>> BEGIN

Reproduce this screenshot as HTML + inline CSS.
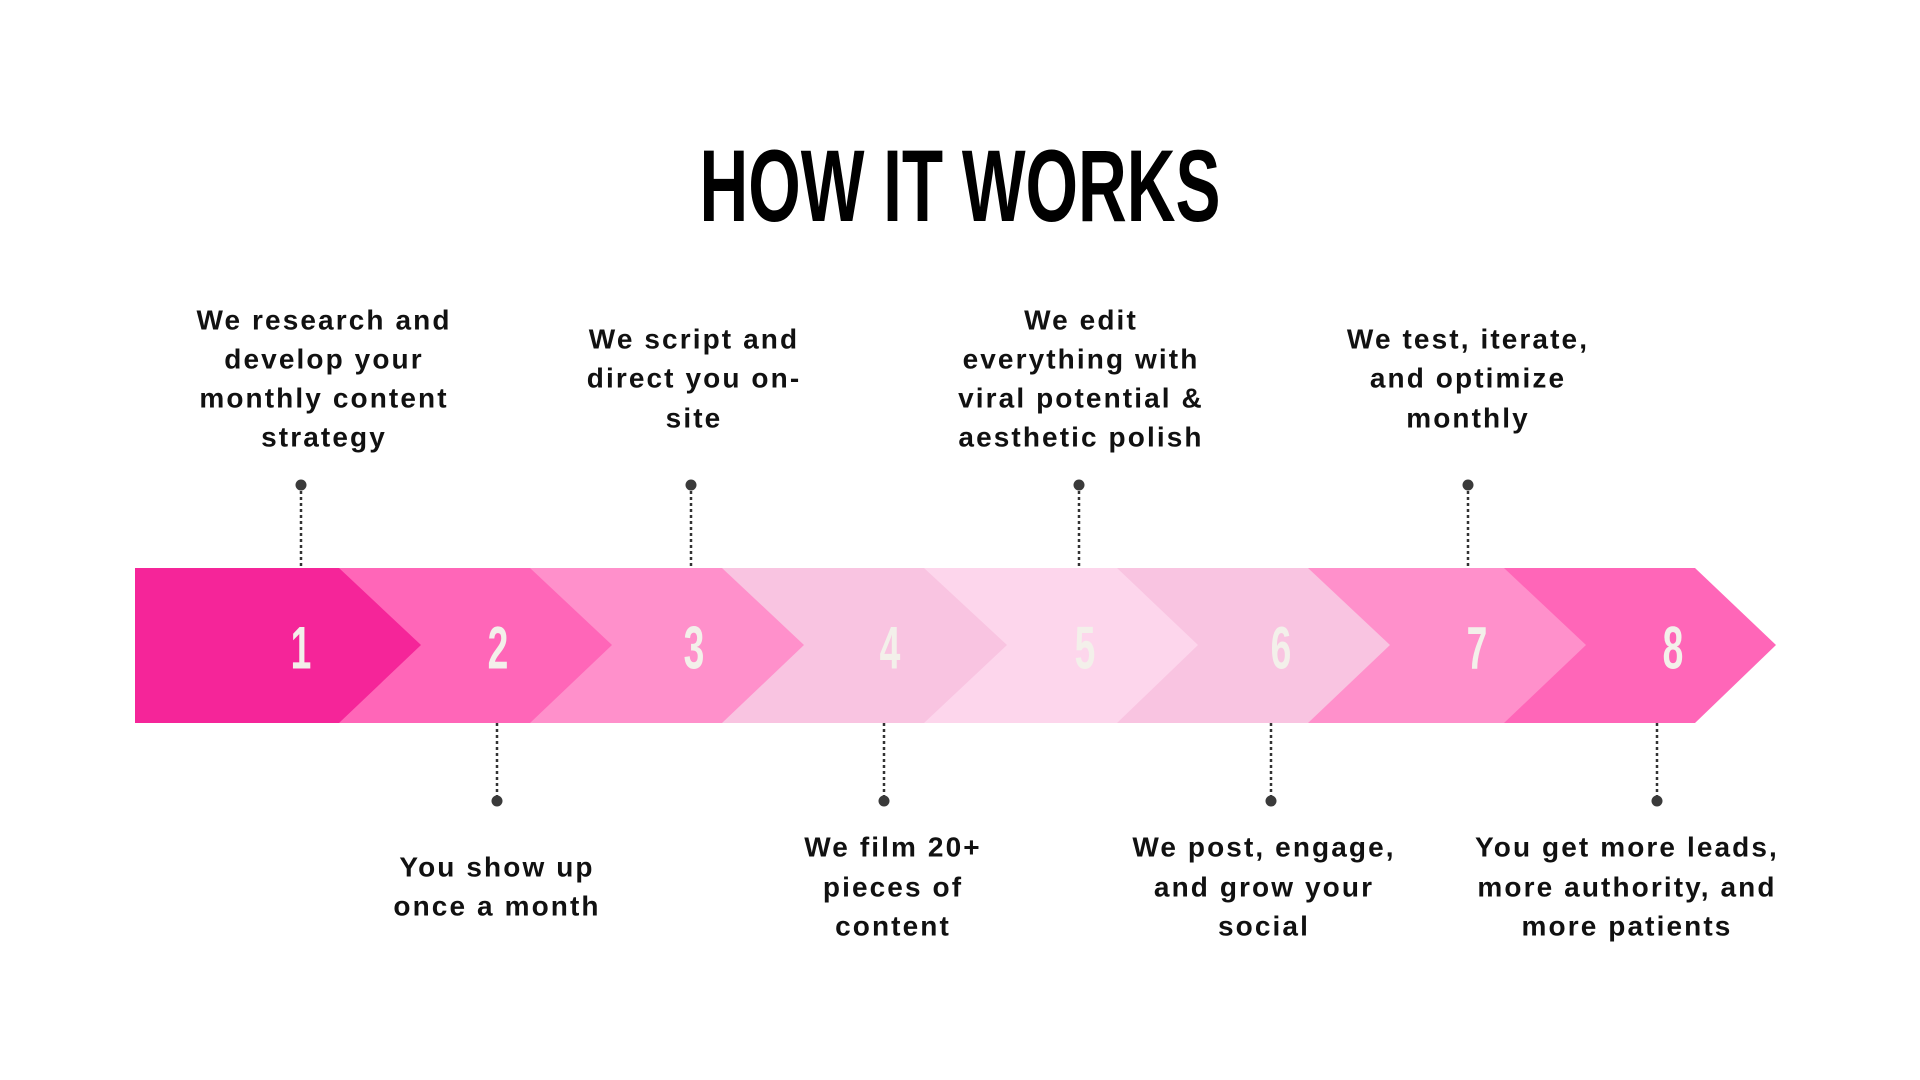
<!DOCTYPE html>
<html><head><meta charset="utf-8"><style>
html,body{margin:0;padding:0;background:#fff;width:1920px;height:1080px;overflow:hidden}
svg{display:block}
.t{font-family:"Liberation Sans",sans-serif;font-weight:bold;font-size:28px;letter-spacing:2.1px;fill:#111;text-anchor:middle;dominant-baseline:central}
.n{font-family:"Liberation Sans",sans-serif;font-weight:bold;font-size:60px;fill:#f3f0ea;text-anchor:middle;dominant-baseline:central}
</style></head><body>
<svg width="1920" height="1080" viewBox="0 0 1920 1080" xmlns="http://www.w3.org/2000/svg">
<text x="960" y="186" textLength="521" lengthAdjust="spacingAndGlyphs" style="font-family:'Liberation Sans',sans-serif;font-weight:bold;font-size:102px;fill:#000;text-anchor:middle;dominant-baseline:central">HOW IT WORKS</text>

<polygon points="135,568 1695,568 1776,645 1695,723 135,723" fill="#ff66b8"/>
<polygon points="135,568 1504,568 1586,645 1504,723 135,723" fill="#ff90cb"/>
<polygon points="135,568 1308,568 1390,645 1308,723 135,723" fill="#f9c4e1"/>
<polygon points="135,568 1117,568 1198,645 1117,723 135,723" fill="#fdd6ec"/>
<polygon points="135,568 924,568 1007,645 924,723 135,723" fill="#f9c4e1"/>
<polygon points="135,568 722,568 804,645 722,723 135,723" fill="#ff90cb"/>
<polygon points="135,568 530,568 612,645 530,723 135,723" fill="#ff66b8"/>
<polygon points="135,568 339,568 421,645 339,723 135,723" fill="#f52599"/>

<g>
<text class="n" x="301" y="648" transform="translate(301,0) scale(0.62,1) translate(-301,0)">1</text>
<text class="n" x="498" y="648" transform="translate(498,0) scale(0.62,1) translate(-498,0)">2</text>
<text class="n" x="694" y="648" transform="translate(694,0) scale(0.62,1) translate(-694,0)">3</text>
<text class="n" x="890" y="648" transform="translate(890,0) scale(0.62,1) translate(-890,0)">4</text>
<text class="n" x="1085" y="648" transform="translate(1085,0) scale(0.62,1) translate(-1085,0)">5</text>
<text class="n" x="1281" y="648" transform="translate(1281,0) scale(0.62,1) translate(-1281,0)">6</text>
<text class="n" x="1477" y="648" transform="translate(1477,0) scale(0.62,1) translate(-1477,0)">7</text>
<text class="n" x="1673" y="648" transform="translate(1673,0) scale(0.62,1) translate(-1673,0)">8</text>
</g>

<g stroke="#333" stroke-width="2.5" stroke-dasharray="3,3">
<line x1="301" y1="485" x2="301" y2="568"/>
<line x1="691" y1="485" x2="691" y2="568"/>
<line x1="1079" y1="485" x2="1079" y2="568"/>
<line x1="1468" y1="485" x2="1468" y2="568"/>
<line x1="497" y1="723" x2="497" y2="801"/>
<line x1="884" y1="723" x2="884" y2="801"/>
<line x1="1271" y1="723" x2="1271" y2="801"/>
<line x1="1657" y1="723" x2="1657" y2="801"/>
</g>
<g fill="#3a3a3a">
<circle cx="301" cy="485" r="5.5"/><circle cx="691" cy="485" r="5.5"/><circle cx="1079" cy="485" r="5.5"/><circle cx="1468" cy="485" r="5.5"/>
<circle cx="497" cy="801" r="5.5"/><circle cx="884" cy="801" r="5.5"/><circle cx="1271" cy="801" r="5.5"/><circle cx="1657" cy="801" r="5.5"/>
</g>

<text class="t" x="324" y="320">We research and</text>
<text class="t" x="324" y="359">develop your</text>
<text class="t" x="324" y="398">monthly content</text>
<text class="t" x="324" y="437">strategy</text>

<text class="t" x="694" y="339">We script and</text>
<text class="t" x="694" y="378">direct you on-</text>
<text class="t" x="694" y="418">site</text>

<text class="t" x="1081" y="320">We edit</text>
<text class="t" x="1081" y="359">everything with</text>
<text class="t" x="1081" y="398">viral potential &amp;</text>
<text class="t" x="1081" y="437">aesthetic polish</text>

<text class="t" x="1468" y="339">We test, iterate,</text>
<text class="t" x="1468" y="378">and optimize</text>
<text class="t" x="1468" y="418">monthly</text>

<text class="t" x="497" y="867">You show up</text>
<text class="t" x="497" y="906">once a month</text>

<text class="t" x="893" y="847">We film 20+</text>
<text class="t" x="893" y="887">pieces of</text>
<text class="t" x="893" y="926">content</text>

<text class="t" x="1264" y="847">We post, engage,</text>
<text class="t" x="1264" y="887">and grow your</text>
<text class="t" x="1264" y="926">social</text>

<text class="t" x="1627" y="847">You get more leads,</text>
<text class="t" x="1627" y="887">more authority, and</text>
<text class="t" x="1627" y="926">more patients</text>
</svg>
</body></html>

>> END
>> BEGIN

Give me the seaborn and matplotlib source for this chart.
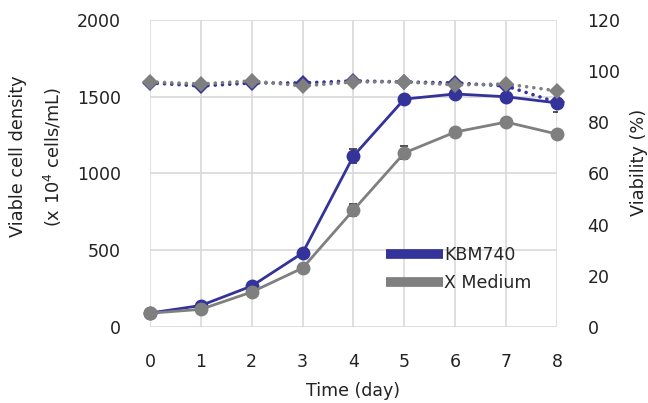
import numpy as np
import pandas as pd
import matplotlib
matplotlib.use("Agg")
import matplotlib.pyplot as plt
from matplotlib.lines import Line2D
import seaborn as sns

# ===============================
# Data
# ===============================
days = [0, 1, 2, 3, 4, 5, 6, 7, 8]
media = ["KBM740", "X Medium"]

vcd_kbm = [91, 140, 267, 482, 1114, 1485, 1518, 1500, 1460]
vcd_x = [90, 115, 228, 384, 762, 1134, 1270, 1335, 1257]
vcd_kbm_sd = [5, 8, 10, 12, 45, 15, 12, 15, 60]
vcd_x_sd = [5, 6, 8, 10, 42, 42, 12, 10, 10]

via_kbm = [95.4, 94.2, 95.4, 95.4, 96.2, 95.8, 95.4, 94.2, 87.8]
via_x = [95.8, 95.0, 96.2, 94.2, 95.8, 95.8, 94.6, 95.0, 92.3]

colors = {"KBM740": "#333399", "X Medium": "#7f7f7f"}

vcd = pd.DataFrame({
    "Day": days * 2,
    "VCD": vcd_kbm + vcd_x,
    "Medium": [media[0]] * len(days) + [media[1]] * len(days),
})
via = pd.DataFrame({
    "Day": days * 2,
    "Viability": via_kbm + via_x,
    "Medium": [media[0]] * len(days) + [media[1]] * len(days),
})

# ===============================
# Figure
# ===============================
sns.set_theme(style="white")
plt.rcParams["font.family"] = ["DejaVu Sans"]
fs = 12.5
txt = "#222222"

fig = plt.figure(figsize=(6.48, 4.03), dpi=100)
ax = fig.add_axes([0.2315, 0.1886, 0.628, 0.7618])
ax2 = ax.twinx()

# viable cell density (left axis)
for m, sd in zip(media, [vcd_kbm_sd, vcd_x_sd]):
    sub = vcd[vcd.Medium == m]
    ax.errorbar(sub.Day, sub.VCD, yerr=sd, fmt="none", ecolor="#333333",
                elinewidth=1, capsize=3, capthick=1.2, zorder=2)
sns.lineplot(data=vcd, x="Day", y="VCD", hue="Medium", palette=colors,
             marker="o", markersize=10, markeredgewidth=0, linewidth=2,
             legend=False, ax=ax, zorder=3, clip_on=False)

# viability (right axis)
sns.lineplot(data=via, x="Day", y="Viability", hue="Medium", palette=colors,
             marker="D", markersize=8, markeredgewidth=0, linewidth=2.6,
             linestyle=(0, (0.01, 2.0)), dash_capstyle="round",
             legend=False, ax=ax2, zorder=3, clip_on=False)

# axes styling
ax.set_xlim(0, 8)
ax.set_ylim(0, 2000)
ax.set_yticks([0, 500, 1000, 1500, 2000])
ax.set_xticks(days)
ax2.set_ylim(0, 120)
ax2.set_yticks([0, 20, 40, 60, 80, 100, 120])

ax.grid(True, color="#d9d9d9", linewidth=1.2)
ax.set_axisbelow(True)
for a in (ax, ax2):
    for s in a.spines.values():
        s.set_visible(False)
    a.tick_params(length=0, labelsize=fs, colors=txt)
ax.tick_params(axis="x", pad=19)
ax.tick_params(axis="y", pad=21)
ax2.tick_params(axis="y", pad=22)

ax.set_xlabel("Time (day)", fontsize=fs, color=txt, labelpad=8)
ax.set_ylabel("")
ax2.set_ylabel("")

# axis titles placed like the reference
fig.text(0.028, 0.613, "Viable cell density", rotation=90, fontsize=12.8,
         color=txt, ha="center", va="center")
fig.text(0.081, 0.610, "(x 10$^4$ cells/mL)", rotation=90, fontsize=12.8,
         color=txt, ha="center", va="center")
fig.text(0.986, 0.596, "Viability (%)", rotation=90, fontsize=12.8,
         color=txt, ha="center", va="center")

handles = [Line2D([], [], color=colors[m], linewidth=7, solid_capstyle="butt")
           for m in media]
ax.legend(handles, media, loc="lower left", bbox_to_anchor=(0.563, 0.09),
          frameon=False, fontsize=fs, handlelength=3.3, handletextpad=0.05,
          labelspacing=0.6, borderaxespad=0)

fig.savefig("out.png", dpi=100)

>> END

Aim:
Without the pictures, give again exactly the lines above starting at the line containing "Give me the" and ending at the line containing "import seaborn as sns".

Complete output:
Give me the seaborn and matplotlib source for this chart.
import numpy as np
import pandas as pd
import matplotlib
matplotlib.use("Agg")
import matplotlib.pyplot as plt
from matplotlib.lines import Line2D
import seaborn as sns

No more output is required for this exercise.